■ **Dataset content**
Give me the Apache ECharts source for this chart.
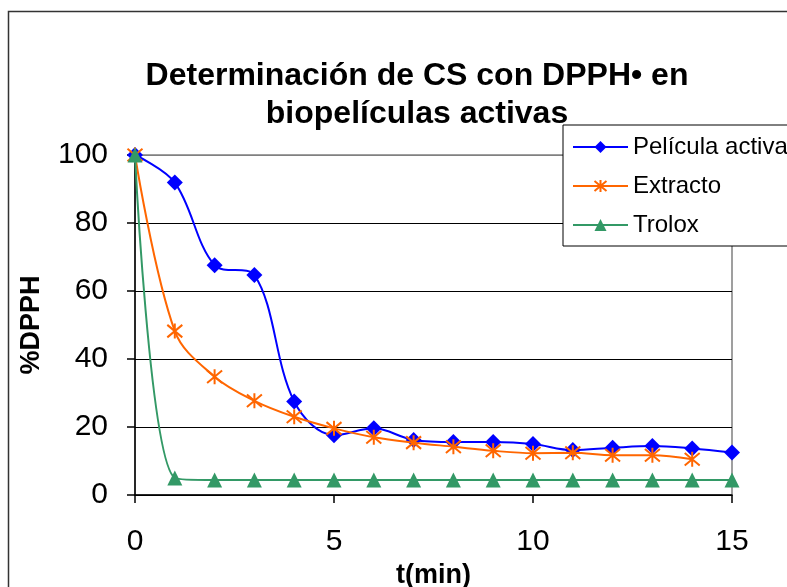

==

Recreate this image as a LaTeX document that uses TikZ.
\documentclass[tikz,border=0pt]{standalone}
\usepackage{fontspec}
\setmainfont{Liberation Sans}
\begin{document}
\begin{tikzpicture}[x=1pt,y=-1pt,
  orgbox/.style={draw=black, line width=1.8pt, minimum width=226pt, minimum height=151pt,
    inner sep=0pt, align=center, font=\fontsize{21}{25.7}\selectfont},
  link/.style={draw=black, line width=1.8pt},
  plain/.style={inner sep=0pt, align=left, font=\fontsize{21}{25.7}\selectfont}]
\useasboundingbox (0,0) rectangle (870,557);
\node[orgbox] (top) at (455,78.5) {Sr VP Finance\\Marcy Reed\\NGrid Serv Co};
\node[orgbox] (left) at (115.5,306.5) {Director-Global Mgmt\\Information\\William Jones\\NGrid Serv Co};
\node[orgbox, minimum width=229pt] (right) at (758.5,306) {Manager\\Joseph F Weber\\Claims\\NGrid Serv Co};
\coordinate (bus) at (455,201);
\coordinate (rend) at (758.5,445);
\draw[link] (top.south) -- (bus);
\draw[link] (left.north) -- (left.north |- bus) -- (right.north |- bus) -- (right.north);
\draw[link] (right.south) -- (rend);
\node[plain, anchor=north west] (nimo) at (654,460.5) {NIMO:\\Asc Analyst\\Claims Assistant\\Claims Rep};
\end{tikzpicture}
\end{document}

■ **Required work**
Extract each line holding the word "this" from the records.

■ **Full answer**
Give me the Apache ECharts source for this chart.
Recreate this image as a LaTeX document that uses TikZ.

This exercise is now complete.